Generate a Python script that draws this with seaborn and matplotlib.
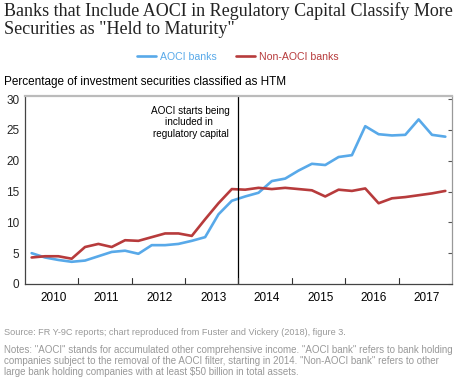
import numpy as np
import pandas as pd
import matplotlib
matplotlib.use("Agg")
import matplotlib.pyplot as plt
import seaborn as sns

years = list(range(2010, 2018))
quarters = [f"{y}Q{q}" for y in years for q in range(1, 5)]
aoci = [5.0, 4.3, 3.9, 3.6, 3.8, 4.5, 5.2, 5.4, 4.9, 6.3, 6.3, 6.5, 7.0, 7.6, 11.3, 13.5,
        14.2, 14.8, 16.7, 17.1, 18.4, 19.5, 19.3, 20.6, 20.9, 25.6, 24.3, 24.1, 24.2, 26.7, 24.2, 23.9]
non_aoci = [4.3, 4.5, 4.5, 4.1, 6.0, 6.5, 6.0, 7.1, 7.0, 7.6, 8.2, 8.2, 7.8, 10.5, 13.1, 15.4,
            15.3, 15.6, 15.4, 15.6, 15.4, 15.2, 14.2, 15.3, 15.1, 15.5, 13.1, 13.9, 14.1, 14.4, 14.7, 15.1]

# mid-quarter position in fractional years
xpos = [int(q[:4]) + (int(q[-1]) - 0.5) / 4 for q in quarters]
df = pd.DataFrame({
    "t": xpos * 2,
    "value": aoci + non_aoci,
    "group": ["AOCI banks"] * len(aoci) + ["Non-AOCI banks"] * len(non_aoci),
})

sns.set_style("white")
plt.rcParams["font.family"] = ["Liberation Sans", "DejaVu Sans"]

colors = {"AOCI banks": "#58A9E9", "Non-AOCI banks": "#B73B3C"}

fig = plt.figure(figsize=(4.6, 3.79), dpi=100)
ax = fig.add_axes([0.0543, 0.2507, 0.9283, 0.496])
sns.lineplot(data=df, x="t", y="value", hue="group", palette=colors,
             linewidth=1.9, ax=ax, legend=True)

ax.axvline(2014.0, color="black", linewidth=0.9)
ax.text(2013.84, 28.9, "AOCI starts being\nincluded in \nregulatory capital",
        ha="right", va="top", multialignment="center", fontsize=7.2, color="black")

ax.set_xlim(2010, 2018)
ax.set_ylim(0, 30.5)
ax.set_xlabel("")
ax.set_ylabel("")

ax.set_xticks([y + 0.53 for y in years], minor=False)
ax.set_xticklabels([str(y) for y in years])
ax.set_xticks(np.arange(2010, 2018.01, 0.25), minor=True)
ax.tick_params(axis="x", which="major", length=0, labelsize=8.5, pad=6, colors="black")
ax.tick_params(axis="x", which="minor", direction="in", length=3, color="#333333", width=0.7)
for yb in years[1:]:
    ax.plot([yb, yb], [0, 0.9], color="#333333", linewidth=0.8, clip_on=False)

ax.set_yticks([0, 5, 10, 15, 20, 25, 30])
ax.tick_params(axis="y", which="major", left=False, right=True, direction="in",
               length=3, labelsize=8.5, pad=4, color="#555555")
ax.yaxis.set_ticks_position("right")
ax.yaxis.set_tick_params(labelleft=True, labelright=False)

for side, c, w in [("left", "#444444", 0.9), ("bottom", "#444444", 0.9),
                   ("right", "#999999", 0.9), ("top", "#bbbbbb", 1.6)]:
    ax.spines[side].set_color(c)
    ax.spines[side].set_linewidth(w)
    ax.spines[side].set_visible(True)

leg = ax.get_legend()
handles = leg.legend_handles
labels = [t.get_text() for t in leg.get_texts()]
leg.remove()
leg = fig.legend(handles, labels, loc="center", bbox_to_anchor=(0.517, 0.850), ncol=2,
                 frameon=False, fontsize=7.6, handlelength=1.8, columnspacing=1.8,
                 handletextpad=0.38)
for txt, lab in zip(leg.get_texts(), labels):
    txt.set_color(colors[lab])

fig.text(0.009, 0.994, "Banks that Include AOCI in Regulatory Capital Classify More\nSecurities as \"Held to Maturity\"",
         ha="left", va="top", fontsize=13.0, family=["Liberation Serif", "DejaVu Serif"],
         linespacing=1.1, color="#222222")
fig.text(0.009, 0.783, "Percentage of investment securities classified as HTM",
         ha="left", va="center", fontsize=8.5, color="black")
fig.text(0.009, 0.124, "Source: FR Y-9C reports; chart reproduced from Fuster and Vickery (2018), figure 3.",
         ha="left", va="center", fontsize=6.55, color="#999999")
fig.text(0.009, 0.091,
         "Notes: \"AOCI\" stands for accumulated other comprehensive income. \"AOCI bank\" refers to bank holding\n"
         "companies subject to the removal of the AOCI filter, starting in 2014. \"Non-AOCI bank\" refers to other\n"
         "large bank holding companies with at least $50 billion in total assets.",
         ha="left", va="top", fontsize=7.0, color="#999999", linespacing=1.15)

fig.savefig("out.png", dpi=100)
--
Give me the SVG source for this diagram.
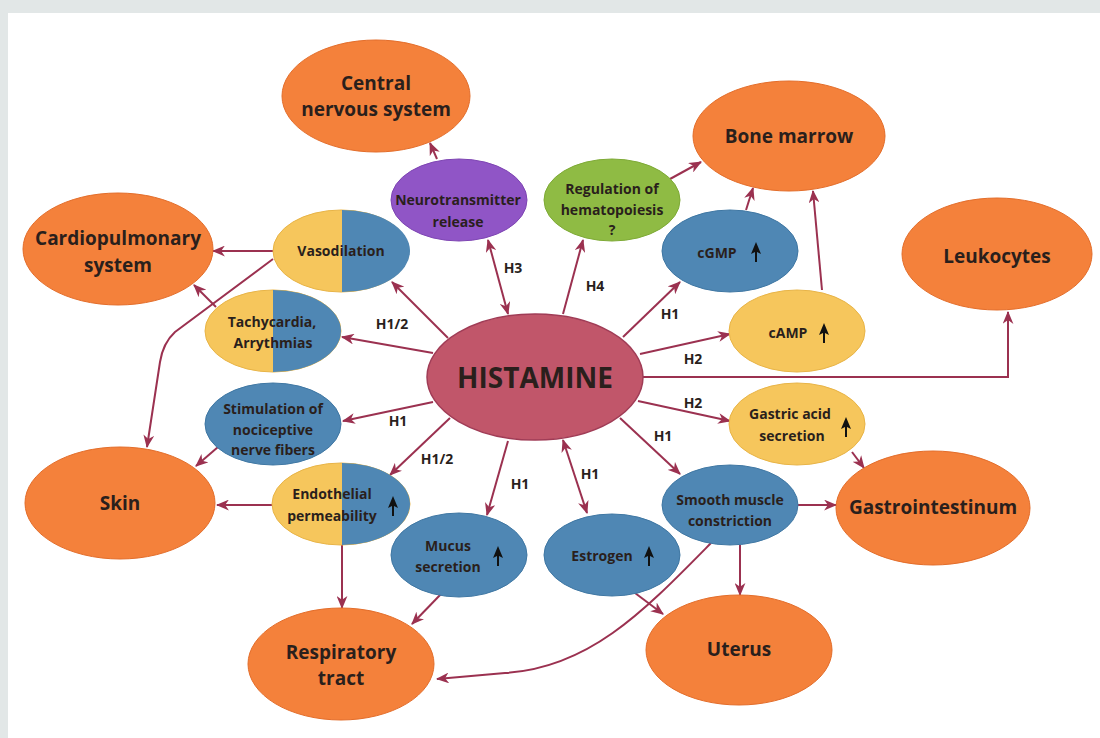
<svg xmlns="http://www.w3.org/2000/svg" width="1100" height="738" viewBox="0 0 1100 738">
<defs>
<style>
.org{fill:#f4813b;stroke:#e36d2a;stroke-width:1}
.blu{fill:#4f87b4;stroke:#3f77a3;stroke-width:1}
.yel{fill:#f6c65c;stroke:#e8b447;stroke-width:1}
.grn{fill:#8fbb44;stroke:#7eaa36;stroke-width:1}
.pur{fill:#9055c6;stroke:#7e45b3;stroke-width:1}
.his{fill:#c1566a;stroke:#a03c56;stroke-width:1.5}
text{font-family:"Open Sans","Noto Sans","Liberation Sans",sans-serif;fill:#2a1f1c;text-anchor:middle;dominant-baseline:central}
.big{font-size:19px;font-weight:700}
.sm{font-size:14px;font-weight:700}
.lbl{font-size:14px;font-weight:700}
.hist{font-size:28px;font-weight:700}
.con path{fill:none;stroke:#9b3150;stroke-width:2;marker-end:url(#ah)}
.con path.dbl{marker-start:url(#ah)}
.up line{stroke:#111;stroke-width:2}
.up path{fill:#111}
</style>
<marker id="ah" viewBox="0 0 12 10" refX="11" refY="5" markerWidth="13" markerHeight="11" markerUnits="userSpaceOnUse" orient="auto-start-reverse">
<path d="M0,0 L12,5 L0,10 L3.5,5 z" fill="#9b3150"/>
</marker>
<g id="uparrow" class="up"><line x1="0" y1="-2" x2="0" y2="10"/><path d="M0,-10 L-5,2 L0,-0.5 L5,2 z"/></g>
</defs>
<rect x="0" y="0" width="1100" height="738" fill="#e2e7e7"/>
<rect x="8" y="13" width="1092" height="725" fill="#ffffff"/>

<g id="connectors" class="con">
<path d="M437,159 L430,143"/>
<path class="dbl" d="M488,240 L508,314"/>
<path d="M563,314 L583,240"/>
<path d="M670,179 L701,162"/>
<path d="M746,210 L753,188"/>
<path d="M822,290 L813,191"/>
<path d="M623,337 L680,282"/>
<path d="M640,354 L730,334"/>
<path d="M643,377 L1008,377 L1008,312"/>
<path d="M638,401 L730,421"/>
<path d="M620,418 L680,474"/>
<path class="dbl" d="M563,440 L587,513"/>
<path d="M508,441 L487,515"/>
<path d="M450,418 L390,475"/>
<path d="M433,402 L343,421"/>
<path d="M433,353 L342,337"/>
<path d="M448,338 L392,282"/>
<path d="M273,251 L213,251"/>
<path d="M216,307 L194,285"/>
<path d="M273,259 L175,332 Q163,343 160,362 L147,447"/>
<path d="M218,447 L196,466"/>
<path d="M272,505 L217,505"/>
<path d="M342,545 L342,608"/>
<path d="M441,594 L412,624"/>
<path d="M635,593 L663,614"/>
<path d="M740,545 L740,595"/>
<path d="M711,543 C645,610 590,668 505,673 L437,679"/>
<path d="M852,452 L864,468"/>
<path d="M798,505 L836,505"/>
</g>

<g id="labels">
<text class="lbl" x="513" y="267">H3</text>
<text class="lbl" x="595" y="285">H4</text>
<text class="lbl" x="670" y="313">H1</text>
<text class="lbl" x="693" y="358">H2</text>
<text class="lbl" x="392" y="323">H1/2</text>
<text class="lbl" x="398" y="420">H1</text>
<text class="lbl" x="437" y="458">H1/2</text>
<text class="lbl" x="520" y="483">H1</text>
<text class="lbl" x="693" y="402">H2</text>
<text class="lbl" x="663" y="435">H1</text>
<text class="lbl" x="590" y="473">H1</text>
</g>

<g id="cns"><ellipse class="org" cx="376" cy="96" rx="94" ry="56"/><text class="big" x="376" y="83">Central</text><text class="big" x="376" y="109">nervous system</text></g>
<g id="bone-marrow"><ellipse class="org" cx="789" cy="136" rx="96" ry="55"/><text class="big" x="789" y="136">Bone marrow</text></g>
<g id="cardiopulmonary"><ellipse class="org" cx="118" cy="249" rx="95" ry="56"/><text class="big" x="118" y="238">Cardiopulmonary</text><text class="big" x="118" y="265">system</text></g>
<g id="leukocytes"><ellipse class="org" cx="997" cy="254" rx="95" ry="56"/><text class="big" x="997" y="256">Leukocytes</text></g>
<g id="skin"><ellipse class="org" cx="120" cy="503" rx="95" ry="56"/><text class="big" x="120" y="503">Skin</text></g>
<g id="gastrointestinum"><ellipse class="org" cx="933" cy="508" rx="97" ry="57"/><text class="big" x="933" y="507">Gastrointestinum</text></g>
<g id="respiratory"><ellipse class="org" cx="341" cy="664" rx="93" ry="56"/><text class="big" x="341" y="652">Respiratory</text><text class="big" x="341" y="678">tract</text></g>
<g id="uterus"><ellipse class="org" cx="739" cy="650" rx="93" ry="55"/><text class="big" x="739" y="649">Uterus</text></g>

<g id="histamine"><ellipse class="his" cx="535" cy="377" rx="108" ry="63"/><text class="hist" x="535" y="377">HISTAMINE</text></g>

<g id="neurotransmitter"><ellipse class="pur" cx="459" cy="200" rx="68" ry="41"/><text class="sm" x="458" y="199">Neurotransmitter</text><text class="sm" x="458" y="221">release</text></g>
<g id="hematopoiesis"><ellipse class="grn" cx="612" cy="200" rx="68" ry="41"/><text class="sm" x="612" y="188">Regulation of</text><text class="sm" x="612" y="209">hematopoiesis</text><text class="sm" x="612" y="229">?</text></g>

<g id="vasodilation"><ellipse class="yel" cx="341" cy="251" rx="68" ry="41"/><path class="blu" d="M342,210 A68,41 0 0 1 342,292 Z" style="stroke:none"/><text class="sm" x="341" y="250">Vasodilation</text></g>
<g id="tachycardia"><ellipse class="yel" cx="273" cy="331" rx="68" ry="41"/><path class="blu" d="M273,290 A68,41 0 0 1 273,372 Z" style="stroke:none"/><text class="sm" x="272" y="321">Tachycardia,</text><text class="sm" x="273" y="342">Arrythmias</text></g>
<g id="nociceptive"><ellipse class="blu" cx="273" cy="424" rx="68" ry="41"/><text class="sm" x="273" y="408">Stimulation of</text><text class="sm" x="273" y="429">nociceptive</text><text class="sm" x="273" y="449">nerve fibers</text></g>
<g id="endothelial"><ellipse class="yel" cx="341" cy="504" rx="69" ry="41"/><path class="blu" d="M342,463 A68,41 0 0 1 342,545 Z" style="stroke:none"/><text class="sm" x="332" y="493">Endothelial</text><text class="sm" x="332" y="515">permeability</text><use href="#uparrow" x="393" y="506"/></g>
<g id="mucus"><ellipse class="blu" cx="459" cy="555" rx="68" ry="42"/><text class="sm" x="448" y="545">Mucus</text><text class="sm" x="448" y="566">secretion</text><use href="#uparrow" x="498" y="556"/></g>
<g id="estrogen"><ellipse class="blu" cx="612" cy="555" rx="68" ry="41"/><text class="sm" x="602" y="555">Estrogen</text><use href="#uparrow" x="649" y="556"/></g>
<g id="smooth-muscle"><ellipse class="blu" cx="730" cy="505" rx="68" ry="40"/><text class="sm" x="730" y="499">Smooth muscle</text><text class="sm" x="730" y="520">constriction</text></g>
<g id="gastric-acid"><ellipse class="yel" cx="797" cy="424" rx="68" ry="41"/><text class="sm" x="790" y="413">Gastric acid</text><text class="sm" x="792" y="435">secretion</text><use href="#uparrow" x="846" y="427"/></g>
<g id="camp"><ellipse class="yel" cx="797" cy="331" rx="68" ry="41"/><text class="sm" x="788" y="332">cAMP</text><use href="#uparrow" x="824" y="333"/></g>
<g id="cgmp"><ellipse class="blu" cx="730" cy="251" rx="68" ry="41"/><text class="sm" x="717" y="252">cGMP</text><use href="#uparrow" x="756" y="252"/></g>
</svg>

[Aim]:
Look for the word "that" and return every line where it occurs.

[In response]:
Generate a Python script that draws this with seaborn and matplotlib.
fig.text(0.009, 0.994, "Banks that Include AOCI in Regulatory Capital Classify More\nSecurities as \"Held to Maturity\"",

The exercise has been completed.